--- Recorded information ---
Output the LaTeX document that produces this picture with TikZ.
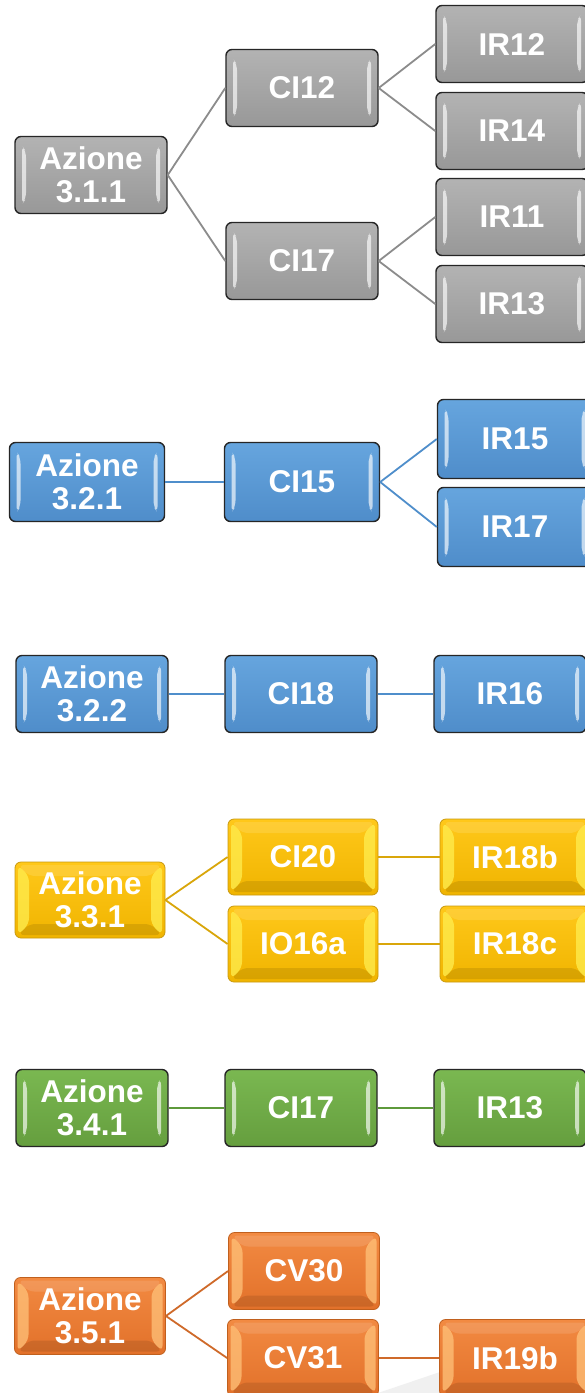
\documentclass[tikz,border=0pt]{standalone}
\usepackage{fontspec}
\setmainfont{Liberation Sans}
\usetikzlibrary{calc}
\definecolor{gtop}{HTML}{B3B3B3}
\definecolor{gbot}{HTML}{989898}
\definecolor{btop}{HTML}{66A5DE}
\definecolor{bbot}{HTML}{4F8DCA}
\definecolor{ytop}{HTML}{FFC81A}
\definecolor{ybot}{HTML}{F0B400}
\definecolor{ydraw}{HTML}{C99A10}
\definecolor{ylite}{HTML}{FFEE50}
\definecolor{vtop}{HTML}{7AB851}
\definecolor{vbot}{HTML}{659E3E}
\definecolor{otop}{HTML}{F28A42}
\definecolor{obot}{HTML}{E2712A}
\definecolor{odraw}{HTML}{C0601E}
\definecolor{olite}{HTML}{FFC27A}
\definecolor{gline}{HTML}{8C8C8C}
\definecolor{bline}{HTML}{4F8ECB}
\definecolor{yline}{HTML}{D9A60A}
\definecolor{vline}{HTML}{5E9A3B}
\definecolor{oline}{HTML}{CF6A2A}
\tikzset{
  box/.style={rectangle, rounded corners=6pt, minimum width=152pt, minimum height=77pt,
    inner sep=0pt, text=white, align=center, line width=1.4pt,
    font=\fontsize{31.5}{33}\selectfont\bfseries},
  bars/.style={path picture={
    \fill[white,opacity=.65] ($(path picture bounding box.north west)+(7,9)$) -- ($(path picture bounding box.north west)+(11,15)$) -- ($(path picture bounding box.south west)+(11,-15)$) -- ($(path picture bounding box.south west)+(7,-9)$) -- cycle;
    \fill[white,opacity=.65] ($(path picture bounding box.north east)+(-7,9)$) -- ($(path picture bounding box.north east)+(-11,15)$) -- ($(path picture bounding box.south east)+(-11,-15)$) -- ($(path picture bounding box.south east)+(-7,-9)$) -- cycle;
  }},
  frame/.style={path picture={
    \fill[#1,opacity=.75] ($(path picture bounding box.north west)+(3,3)$) -- ($(path picture bounding box.north west)+(14,14)$) -- ($(path picture bounding box.south west)+(14,-14)$) -- ($(path picture bounding box.south west)+(3,-3)$) -- cycle;
    \fill[#1,opacity=.75] ($(path picture bounding box.north east)+(-3,3)$) -- ($(path picture bounding box.north east)+(-14,14)$) -- ($(path picture bounding box.south east)+(-14,-14)$) -- ($(path picture bounding box.south east)+(-3,-3)$) -- cycle;
    \fill[white,opacity=.12] ($(path picture bounding box.north west)+(3,3)$) -- ($(path picture bounding box.north west)+(14,14)$) -- ($(path picture bounding box.north east)+(-14,14)$) -- ($(path picture bounding box.north east)+(-3,3)$) -- cycle;
    \fill[black,opacity=.1] ($(path picture bounding box.south west)+(3,-3)$) -- ($(path picture bounding box.south west)+(14,-14)$) -- ($(path picture bounding box.south east)+(-14,-14)$) -- ($(path picture bounding box.south east)+(-3,-3)$) -- cycle;
  }},
  grbox/.style={box, bars, draw=black!85, top color=gtop, bottom color=gbot},
  blbox/.style={box, bars, draw=black!85, top color=btop, bottom color=bbot},
  yebox/.style={box, frame=ylite, draw=ydraw, line width=0.8pt, top color=ytop, bottom color=ybot},
  grnbox/.style={box, bars, draw=black!85, top color=vtop, bottom color=vbot},
  orbox/.style={box, frame=olite, draw=odraw, line width=0.8pt, top color=otop, bottom color=obot},
  conn/.style={line width=1.8pt},
}
\begin{document}
\begin{tikzpicture}[x=1pt,y=-1pt]
\useasboundingbox (0,0) rectangle (585,1393);
\clip (0,0) rectangle (585,1393);
\fill[white] (0,0) rectangle (585,1393);
% faint reflection
\fill[black!6] (378,1393) -- (440,1372) -- (440,1393) -- cycle;

% gray group
\node[grbox] (a311) at (91,175) {Azione\\3.1.1};
\node[grbox] (ci12) at (302,88) {CI12};
\node[grbox] (ci17) at (302,261) {CI17};
\node[grbox] (ir12) at (512,44) {IR12};
\node[grbox] (ir14) at (512,131) {IR14};
\node[grbox] (ir11) at (512,217) {IR11};
\node[grbox] (ir13) at (512,304) {IR13};
\draw[conn,gline] (a311.east) -- (ci12.west);
\draw[conn,gline] (a311.east) -- (ci17.west);
\draw[conn,gline] (ci12.east) -- (ir12.west);
\draw[conn,gline] (ci12.east) -- (ir14.west);
\draw[conn,gline] (ci17.east) -- (ir11.west);
\draw[conn,gline] (ci17.east) -- (ir13.west);

% blue group 1
\node[blbox, minimum width=155pt, minimum height=79pt] (a321) at (87,482) {Azione\\3.2.1};
\node[blbox, minimum width=155pt, minimum height=79pt] (ci15) at (302,482) {CI15};
\node[blbox, minimum width=155pt, minimum height=79pt] (ir15) at (515,439) {IR15};
\node[blbox, minimum width=155pt, minimum height=79pt] (ir17) at (515,527) {IR17};
\draw[conn,bline] (a321.east) -- (ci15.west);
\draw[conn,bline] (ci15.east) -- (ir15.west);
\draw[conn,bline] (ci15.east) -- (ir17.west);

% blue group 2
\node[blbox] (a322) at (92,694) {Azione\\3.2.2};
\node[blbox] (ci18) at (301,694) {CI18};
\node[blbox] (ir16) at (510,694) {IR16};
\draw[conn,bline] (a322.east) -- (ci18.west);
\draw[conn,bline] (ci18.east) -- (ir16.west);

% yellow group
\node[yebox, minimum width=150pt, minimum height=76pt] (a331) at (90,900) {Azione\\3.3.1};
\node[yebox, minimum width=150pt, minimum height=76pt] (ci20) at (303,857) {CI20};
\node[yebox, minimum width=150pt, minimum height=76pt] (io16a) at (303,944) {IO16a};
\node[yebox, minimum width=150pt, minimum height=76pt] (ir18b) at (515,857) {IR18b};
\node[yebox, minimum width=150pt, minimum height=76pt] (ir18c) at (515,944) {IR18c};
\draw[conn,yline] (a331.east) -- (ci20.west);
\draw[conn,yline] (a331.east) -- (io16a.west);
\draw[conn,yline] (ci20.east) -- (ir18b.west);
\draw[conn,yline] (io16a.east) -- (ir18c.west);

% green group
\node[grnbox] (a341) at (92,1108) {Azione\\3.4.1};
\node[grnbox] (ci17g) at (301,1108) {CI17};
\node[grnbox] (ir13g) at (510,1108) {IR13};
\draw[conn,vline] (a341.east) -- (ci17g.west);
\draw[conn,vline] (ci17g.east) -- (ir13g.west);

% orange group
\node[orbox, minimum width=151pt, minimum height=77pt] (a351) at (90,1316) {Azione\\3.5.1};
\node[orbox, minimum width=151pt, minimum height=77pt] (cv30) at (304,1271) {CV30};
\node[orbox, minimum width=151pt, minimum height=77pt] (cv31) at (303,1358) {CV31};
\node[orbox, minimum width=151pt, minimum height=77pt] (ir19b) at (515,1358) {IR19b};
\draw[conn,oline] (a351.east) -- (cv30.west);
\draw[conn,oline] (a351.east) -- (cv31.west);
\draw[conn,oline] (cv31.east) -- (ir19b.west);
\end{tikzpicture}
\end{document}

--- Task to carry out ---
Reproduce the material above in full, exactly, with no images.

--- Completed task ---
Output the LaTeX document that produces this picture with TikZ.
\documentclass[tikz,border=0pt]{standalone}
\usepackage{fontspec}
\setmainfont{Liberation Sans}
\usetikzlibrary{calc}
\definecolor{gtop}{HTML}{B3B3B3}
\definecolor{gbot}{HTML}{989898}
\definecolor{btop}{HTML}{66A5DE}
\definecolor{bbot}{HTML}{4F8DCA}
\definecolor{ytop}{HTML}{FFC81A}
\definecolor{ybot}{HTML}{F0B400}
\definecolor{ydraw}{HTML}{C99A10}
\definecolor{ylite}{HTML}{FFEE50}
\definecolor{vtop}{HTML}{7AB851}
\definecolor{vbot}{HTML}{659E3E}
\definecolor{otop}{HTML}{F28A42}
\definecolor{obot}{HTML}{E2712A}
\definecolor{odraw}{HTML}{C0601E}
\definecolor{olite}{HTML}{FFC27A}
\definecolor{gline}{HTML}{8C8C8C}
\definecolor{bline}{HTML}{4F8ECB}
\definecolor{yline}{HTML}{D9A60A}
\definecolor{vline}{HTML}{5E9A3B}
\definecolor{oline}{HTML}{CF6A2A}
\tikzset{
  box/.style={rectangle, rounded corners=6pt, minimum width=152pt, minimum height=77pt,
    inner sep=0pt, text=white, align=center, line width=1.4pt,
    font=\fontsize{31.5}{33}\selectfont\bfseries},
  bars/.style={path picture={
    \fill[white,opacity=.65] ($(path picture bounding box.north west)+(7,9)$) -- ($(path picture bounding box.north west)+(11,15)$) -- ($(path picture bounding box.south west)+(11,-15)$) -- ($(path picture bounding box.south west)+(7,-9)$) -- cycle;
    \fill[white,opacity=.65] ($(path picture bounding box.north east)+(-7,9)$) -- ($(path picture bounding box.north east)+(-11,15)$) -- ($(path picture bounding box.south east)+(-11,-15)$) -- ($(path picture bounding box.south east)+(-7,-9)$) -- cycle;
  }},
  frame/.style={path picture={
    \fill[#1,opacity=.75] ($(path picture bounding box.north west)+(3,3)$) -- ($(path picture bounding box.north west)+(14,14)$) -- ($(path picture bounding box.south west)+(14,-14)$) -- ($(path picture bounding box.south west)+(3,-3)$) -- cycle;
    \fill[#1,opacity=.75] ($(path picture bounding box.north east)+(-3,3)$) -- ($(path picture bounding box.north east)+(-14,14)$) -- ($(path picture bounding box.south east)+(-14,-14)$) -- ($(path picture bounding box.south east)+(-3,-3)$) -- cycle;
    \fill[white,opacity=.12] ($(path picture bounding box.north west)+(3,3)$) -- ($(path picture bounding box.north west)+(14,14)$) -- ($(path picture bounding box.north east)+(-14,14)$) -- ($(path picture bounding box.north east)+(-3,3)$) -- cycle;
    \fill[black,opacity=.1] ($(path picture bounding box.south west)+(3,-3)$) -- ($(path picture bounding box.south west)+(14,-14)$) -- ($(path picture bounding box.south east)+(-14,-14)$) -- ($(path picture bounding box.south east)+(-3,-3)$) -- cycle;
  }},
  grbox/.style={box, bars, draw=black!85, top color=gtop, bottom color=gbot},
  blbox/.style={box, bars, draw=black!85, top color=btop, bottom color=bbot},
  yebox/.style={box, frame=ylite, draw=ydraw, line width=0.8pt, top color=ytop, bottom color=ybot},
  grnbox/.style={box, bars, draw=black!85, top color=vtop, bottom color=vbot},
  orbox/.style={box, frame=olite, draw=odraw, line width=0.8pt, top color=otop, bottom color=obot},
  conn/.style={line width=1.8pt},
}
\begin{document}
\begin{tikzpicture}[x=1pt,y=-1pt]
\useasboundingbox (0,0) rectangle (585,1393);
\clip (0,0) rectangle (585,1393);
\fill[white] (0,0) rectangle (585,1393);
% faint reflection
\fill[black!6] (378,1393) -- (440,1372) -- (440,1393) -- cycle;

% gray group
\node[grbox] (a311) at (91,175) {Azione\\3.1.1};
\node[grbox] (ci12) at (302,88) {CI12};
\node[grbox] (ci17) at (302,261) {CI17};
\node[grbox] (ir12) at (512,44) {IR12};
\node[grbox] (ir14) at (512,131) {IR14};
\node[grbox] (ir11) at (512,217) {IR11};
\node[grbox] (ir13) at (512,304) {IR13};
\draw[conn,gline] (a311.east) -- (ci12.west);
\draw[conn,gline] (a311.east) -- (ci17.west);
\draw[conn,gline] (ci12.east) -- (ir12.west);
\draw[conn,gline] (ci12.east) -- (ir14.west);
\draw[conn,gline] (ci17.east) -- (ir11.west);
\draw[conn,gline] (ci17.east) -- (ir13.west);

% blue group 1
\node[blbox, minimum width=155pt, minimum height=79pt] (a321) at (87,482) {Azione\\3.2.1};
\node[blbox, minimum width=155pt, minimum height=79pt] (ci15) at (302,482) {CI15};
\node[blbox, minimum width=155pt, minimum height=79pt] (ir15) at (515,439) {IR15};
\node[blbox, minimum width=155pt, minimum height=79pt] (ir17) at (515,527) {IR17};
\draw[conn,bline] (a321.east) -- (ci15.west);
\draw[conn,bline] (ci15.east) -- (ir15.west);
\draw[conn,bline] (ci15.east) -- (ir17.west);

% blue group 2
\node[blbox] (a322) at (92,694) {Azione\\3.2.2};
\node[blbox] (ci18) at (301,694) {CI18};
\node[blbox] (ir16) at (510,694) {IR16};
\draw[conn,bline] (a322.east) -- (ci18.west);
\draw[conn,bline] (ci18.east) -- (ir16.west);

% yellow group
\node[yebox, minimum width=150pt, minimum height=76pt] (a331) at (90,900) {Azione\\3.3.1};
\node[yebox, minimum width=150pt, minimum height=76pt] (ci20) at (303,857) {CI20};
\node[yebox, minimum width=150pt, minimum height=76pt] (io16a) at (303,944) {IO16a};
\node[yebox, minimum width=150pt, minimum height=76pt] (ir18b) at (515,857) {IR18b};
\node[yebox, minimum width=150pt, minimum height=76pt] (ir18c) at (515,944) {IR18c};
\draw[conn,yline] (a331.east) -- (ci20.west);
\draw[conn,yline] (a331.east) -- (io16a.west);
\draw[conn,yline] (ci20.east) -- (ir18b.west);
\draw[conn,yline] (io16a.east) -- (ir18c.west);

% green group
\node[grnbox] (a341) at (92,1108) {Azione\\3.4.1};
\node[grnbox] (ci17g) at (301,1108) {CI17};
\node[grnbox] (ir13g) at (510,1108) {IR13};
\draw[conn,vline] (a341.east) -- (ci17g.west);
\draw[conn,vline] (ci17g.east) -- (ir13g.west);

% orange group
\node[orbox, minimum width=151pt, minimum height=77pt] (a351) at (90,1316) {Azione\\3.5.1};
\node[orbox, minimum width=151pt, minimum height=77pt] (cv30) at (304,1271) {CV30};
\node[orbox, minimum width=151pt, minimum height=77pt] (cv31) at (303,1358) {CV31};
\node[orbox, minimum width=151pt, minimum height=77pt] (ir19b) at (515,1358) {IR19b};
\draw[conn,oline] (a351.east) -- (cv30.west);
\draw[conn,oline] (a351.east) -- (cv31.west);
\draw[conn,oline] (cv31.east) -- (ir19b.west);
\end{tikzpicture}
\end{document}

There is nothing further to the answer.